_What you need to do:_ Determine the number of lines in the data that include the word "this", and write only that number.

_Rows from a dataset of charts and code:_
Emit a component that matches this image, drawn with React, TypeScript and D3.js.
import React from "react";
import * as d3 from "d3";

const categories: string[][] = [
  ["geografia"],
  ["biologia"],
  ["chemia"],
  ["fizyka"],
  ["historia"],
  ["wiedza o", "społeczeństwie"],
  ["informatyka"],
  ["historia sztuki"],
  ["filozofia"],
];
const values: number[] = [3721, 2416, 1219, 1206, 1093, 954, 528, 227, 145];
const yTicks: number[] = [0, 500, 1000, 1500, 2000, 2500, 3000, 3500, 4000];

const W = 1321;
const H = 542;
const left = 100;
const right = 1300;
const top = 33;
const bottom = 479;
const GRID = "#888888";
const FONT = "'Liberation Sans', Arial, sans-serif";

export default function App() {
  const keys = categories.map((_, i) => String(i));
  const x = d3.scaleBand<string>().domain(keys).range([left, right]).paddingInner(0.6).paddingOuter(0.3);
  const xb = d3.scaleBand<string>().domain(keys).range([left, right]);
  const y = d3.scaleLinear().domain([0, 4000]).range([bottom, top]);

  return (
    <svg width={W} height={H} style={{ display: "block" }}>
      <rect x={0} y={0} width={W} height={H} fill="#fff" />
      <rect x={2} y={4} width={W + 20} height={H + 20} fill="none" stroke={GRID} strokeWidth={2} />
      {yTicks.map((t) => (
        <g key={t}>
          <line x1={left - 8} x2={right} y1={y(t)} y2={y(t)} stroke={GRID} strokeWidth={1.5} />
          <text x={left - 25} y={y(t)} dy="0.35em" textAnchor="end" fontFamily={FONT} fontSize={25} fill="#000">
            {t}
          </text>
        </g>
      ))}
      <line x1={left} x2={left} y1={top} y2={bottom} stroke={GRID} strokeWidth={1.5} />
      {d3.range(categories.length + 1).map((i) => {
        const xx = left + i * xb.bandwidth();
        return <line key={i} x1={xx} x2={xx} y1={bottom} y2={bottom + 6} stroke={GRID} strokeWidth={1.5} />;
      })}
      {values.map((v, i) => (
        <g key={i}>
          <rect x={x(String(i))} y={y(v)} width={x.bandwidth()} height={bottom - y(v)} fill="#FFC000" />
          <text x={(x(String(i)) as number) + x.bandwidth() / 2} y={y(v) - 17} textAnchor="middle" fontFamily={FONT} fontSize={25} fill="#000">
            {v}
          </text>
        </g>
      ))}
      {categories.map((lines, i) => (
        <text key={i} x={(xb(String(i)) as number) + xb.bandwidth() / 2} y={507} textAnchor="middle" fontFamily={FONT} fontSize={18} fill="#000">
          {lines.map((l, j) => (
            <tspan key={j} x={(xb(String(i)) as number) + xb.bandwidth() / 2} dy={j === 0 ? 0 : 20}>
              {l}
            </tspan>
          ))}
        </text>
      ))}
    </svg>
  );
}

---

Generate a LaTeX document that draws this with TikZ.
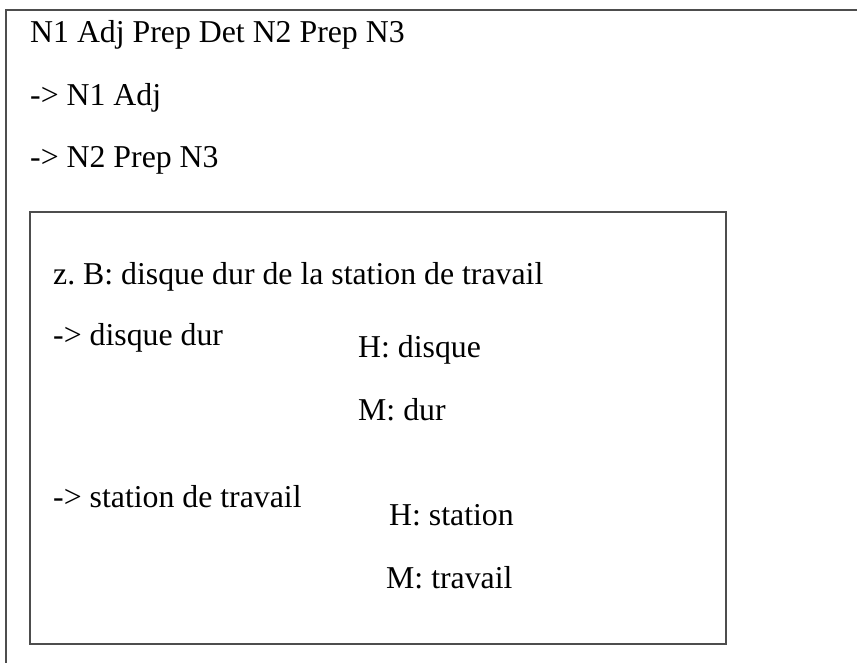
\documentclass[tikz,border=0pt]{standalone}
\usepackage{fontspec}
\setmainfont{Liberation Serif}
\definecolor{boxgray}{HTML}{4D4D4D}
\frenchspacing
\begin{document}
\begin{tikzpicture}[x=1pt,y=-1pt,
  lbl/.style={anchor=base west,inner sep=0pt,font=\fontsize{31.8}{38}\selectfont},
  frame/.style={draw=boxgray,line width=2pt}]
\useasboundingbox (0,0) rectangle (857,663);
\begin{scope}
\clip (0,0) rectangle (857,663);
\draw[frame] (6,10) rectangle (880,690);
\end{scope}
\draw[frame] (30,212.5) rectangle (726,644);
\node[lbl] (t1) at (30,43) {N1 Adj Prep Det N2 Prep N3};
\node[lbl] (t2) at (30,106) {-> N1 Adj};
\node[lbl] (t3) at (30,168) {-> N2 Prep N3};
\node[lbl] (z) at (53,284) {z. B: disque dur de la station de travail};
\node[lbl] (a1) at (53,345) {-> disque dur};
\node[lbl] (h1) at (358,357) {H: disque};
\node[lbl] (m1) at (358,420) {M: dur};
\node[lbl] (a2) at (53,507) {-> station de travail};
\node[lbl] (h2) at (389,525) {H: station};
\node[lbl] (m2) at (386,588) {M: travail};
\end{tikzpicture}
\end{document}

_Task result:_ 2